TASK OBJECTIVE
Tell how many lines in the data below include the word "matplotlib". The answer is the number only.

RAW DATA
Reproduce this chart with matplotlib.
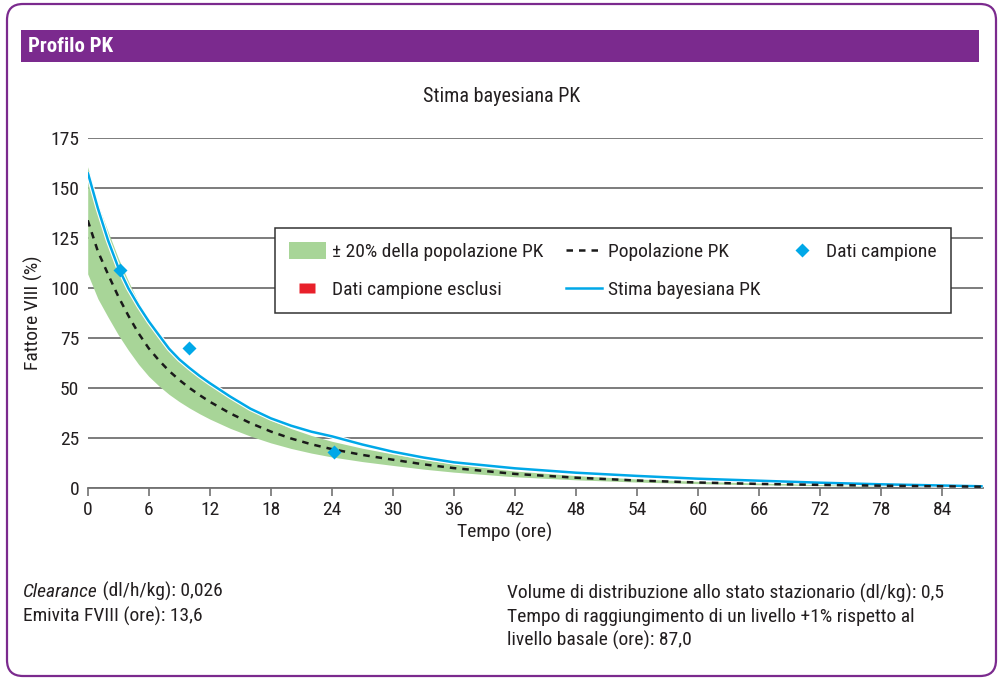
import matplotlib
matplotlib.use("Agg")
import matplotlib.pyplot as plt
from matplotlib import font_manager as fm
from matplotlib.patches import FancyBboxPatch, Rectangle, Patch
from matplotlib.lines import Line2D
import matplotlib.patheffects as pe

_avail = {f.name for f in fm.fontManager.ttflist}
_pref = [f for f in ['Roboto Condensed', 'Archivo Narrow', 'PT Sans Narrow', 'Liberation Sans'] if f in _avail]
plt.rcParams['font.family'] = _pref + ['DejaVu Sans']

# ---------------- data ----------------
time_h = [0, 1, 2, 3, 4, 5, 6, 7, 8, 9, 10, 11, 12, 14, 16, 18, 20, 22, 24, 27, 30, 33, 36,
          42, 48, 54, 60, 66, 72, 78, 84, 88]
pop_pk = [134, 118.5, 107, 96, 86.3, 77.5, 70, 64, 58.7, 54.2, 50.2, 46.6, 43.3, 37.5, 32.6, 28.4,
          24.9, 22.0, 19.6, 16.7, 14.3, 12.0, 10.1, 7.2, 5.3, 3.9, 2.9, 2.2, 1.7, 1.3, 1.0, 0.8]
bayes_pk = [158, 140, 124, 110.5, 100, 91.3, 83.5, 76.6, 69.8, 64.5, 60.2, 56.2, 52.6, 45.9, 39.8,
            35.0, 31.3, 28.3, 26.0, 21.9, 18.3, 15.4, 13.0, 10.0, 7.8, 6.2, 4.8, 3.8, 2.8, 2.0, 1.4, 1.0]
band_frac = 0.20  # +/- 20% of population PK (legend)
sample_t = [3.2, 10.0, 24.2]
sample_v = [109, 70.3, 18.3]
xticks = list(range(0, 85, 6))
yticks = [0, 25, 50, 75, 100, 125, 150, 175]

band_lo = [v * (1 - band_frac) for v in pop_pk]
band_hi = [v * (1 + band_frac) for v in pop_pk]

PURPLE = '#7B2A8E'
GREEN = '#A8D598'
BLUE = '#00A8E8'
RED = '#E8202A'
GRID = '#727272'
TXT = '#231F20'

fig = plt.figure(figsize=(10, 6.79), dpi=100)

# background / frame in pixel coordinates
bg = fig.add_axes([0, 0, 1, 1], zorder=0)
bg.set_xlim(0, 1000)
bg.set_ylim(679, 0)
bg.axis('off')
bg.add_patch(FancyBboxPatch((7, 4), 989, 672, boxstyle='round,pad=0,rounding_size=16',
                            fc='white', ec=PURPLE, lw=1.6))
bg.add_patch(Rectangle((21, 30), 958, 32, fc=PURPLE, ec='none'))
bg.text(28, 46.5, 'Profilo PK', color='white', fontsize=15, fontweight='bold', va='center', ha='left')
bg.text(502, 96, 'Stima bayesiana PK', fontsize=14.5, color=TXT, ha='center', va='center')

# bottom parameter text
t1 = bg.text(23, 592, 'Clearance', fontsize=14, style='italic', color=TXT, va='center', ha='left')
bg.annotate(' (dl/h/kg): 0,026', xy=(1, 0), xycoords=t1, va='bottom', ha='left', fontsize=14, color=TXT)
bg.text(23, 616.5, 'Emivita FVIII (ore): 13,6', fontsize=14, color=TXT, va='center', ha='left')
bg.text(507, 593, 'Volume di distribuzione allo stato stazionario (dl/kg): 0,5', fontsize=14, color=TXT,
        va='center', ha='left')
bg.text(507, 617, 'Tempo di raggiungimento di un livello +1% rispetto al', fontsize=14, color=TXT,
        va='center', ha='left')
bg.text(507, 640.5, 'livello basale (ore): 87,0', fontsize=14, color=TXT, va='center', ha='left')

# main axes
ax = fig.add_axes([0.0877, 1 - 488.3 / 679, 0.895, 350 / 679], zorder=1)
ax.patch.set_alpha(0)
ax.set_xlim(0, 88)
ax.set_ylim(0, 175)
ax.set_xticks(xticks)
ax.set_yticks(yticks)
ax.yaxis.grid(True, color=GRID, lw=1.3, zorder=0)
ax.set_axisbelow(True)
for s in ['top', 'right', 'left']:
    ax.spines[s].set_visible(False)
ax.spines['bottom'].set_color(GRID)
ax.spines['bottom'].set_linewidth(1.3)
ax.tick_params(axis='y', length=0, pad=6, labelsize=14, labelcolor=TXT)
ax.tick_params(axis='x', length=6, width=1.2, color=GRID, pad=3, labelsize=14, labelcolor=TXT)

ax.fill_between(time_h, band_lo, band_hi, color=GREEN, lw=0, zorder=2)
ax.plot(time_h, bayes_pk, color=BLUE, lw=1.8, zorder=3, solid_capstyle='butt',
        path_effects=[pe.Stroke(linewidth=3.4, foreground='white'), pe.Normal()])
ax.plot(time_h, pop_pk, color='#1a1a1a', lw=1.8, ls=(0, (2.6, 2.4)), zorder=4)
ax.plot(sample_t, sample_v, ls='none', marker='D', ms=7.5, color=BLUE, mec='none', zorder=5)

ax.set_xlabel('Tempo (ore)', fontsize=14, color=TXT)
ax.xaxis.set_label_coords((505 - 87.7) / 895, (488.3 - 532) / 350)
ax.xaxis.label.set_va('center')
ax.set_ylabel('Fattore VIII (%)', fontsize=14, color=TXT)
ax.yaxis.set_label_coords((33.3 - 87.7) / 895, (488.3 - 313) / 350)
ax.yaxis.label.set_va('center')

# legend
rect_marker = [(-1.3, -0.85), (1.3, -0.85), (1.3, 0.85), (-1.3, 0.85), (-1.3, -0.85)]
h_band = Patch(facecolor=GREEN, edgecolor='none')
h_excl = Line2D([], [], ls='none', marker=rect_marker, ms=11, color=RED, mec='none')
h_pop = Line2D([], [], color='#1a1a1a', lw=1.8, ls=(0, (2.6, 2.4)))
h_bayes = Line2D([], [], color=BLUE, lw=1.8)
h_samp = Line2D([], [], ls='none', marker='D', ms=7.5, color=BLUE, mec='none')
leg = ax.legend([h_band, h_excl, h_pop, h_bayes, h_samp],
                ['\u00b1 20% della popolazione PK', 'Dati campione esclusi', 'Popolazione PK',
                 'Stima bayesiana PK', 'Dati campione'],
                ncol=3, loc='upper left', bbox_to_anchor=(275 / 1000, 1 - 228 / 679),
                bbox_transform=fig.transFigure, borderaxespad=0, fontsize=14,
                frameon=True, fancybox=False, framealpha=1, edgecolor='#333333',
                handlelength=1.9, handleheight=1.0, handletextpad=0.3, columnspacing=1.15,
                labelspacing=0.95, borderpad=0.72)
leg.get_frame().set_linewidth(1.1)
for t in leg.get_texts():
    t.set_color(TXT)
leg.set_zorder(6)

fig.savefig('out.png', dpi=100)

TASK RESPONSE
8